The two networks are trained jointly and have the same architecture. However, as I mentioned before, there are some tricks and the optimization and the cost function are explicitly defined to address the problem at hand.
The HDR Estimation Network
The first network is trained to predict the HDR data. It has been trained using ELU activations, batch normalisation and the loss function is the simple mean squared error. And here comes the first trick: the MSE loss function is defined using the difference between the output and the ground truth modified with the constants used to convert HDR data to LDR.
The LDR Correction Network
The second network is taking the output of the first network and giving the corrected LDR image. The second trick comes in this part: the output of the first network (the HDR estimation) is modified before feeding it into the second network. In fact, the output of the first network is still in LDR domain (this comes from the first trick). So, this output is converted to HDR domain via gamma correction and then a logarithmic operation is applied.

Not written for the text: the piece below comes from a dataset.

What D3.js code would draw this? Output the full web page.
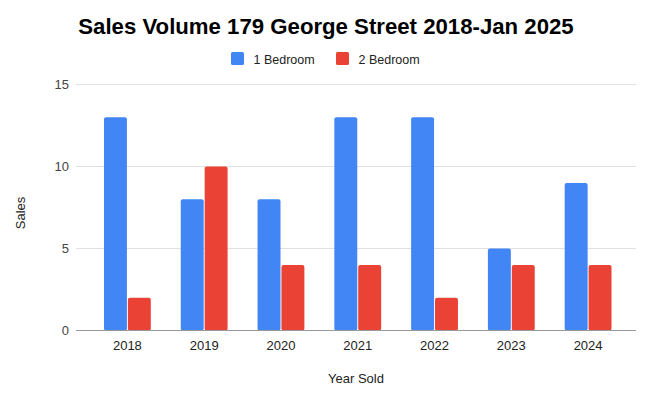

The two auto-encoder networks share the same architecture and employ skip connections. Here is the complete architecture of the network.
Each network is composed of five convolutional and five deconvolutional layers:
Conv1 Layer: 9 x 9 kernel size, 64 feature maps
Conv2 Layer: 5 x 5 kernel size, 64 feature maps
Conv3 Layer: 3 x 3 kernel size, 128 feature maps
Conv4 Layer: 3 x 3 kernel size, 256 feature maps
Conv5 Layer: 3 x 3 kernel size, 256 feature maps
Latent representation: 1 x 512
Deconv1 Layer: 3 x 3 kernel size, 256 feature maps
Deconv2 Layer: 3 x 3 kernel size, 256 feature maps
Deconv3 Layer: 3 x 3 kernel size, 128 feature maps
Deconv4 Layer: 5 x 5 kernel size, 64 feature maps
Deconv5 Layer: 9 x 9 kernel size, 64 feature maps
The training was done using ADAM optimizer algorithm, with the initial learning rate of 1e-2.
Two datasets are used for training and testing the method: city scene panorama dataset and Sun360 outdoor panorama dataset. Moreover, the authors mention that they used Photoshop to generate ground truth LDR images with human supervision for the intermediate task. The size of the training set used to train both networks is around 40 000 image triplets (original LDR image, ground-truth HDR and ground- truth LDR image).
As the authors state, the proposed method performs favourably against state-of-the-art methods. The evaluation was done by comparing the method to 5 state-of-the-art methods: Cape, WVM, SMF, L0S, and DJF.
The evaluation is not pretty straightforward since the goal of the creation of visually pleasing images, which is both difficult to quantify and also subjective. However, the authors use a range of different evaluation metrics. They used HDR-VDP-2 parameter for evaluating the first network as it reflects the human perception and for assessing the whole method and comparing with existing methods a few different metrics have been used like: PSNR, SSIM, FSIM.
Visual evaluation is also provided where the significant results of the proposed method can be seen next to the results from other existing methods.
In conclusion, the proposed method shows that buried details in the under/over exposed images can be recovered and deep learning proved successful in another critical and non-trivial task.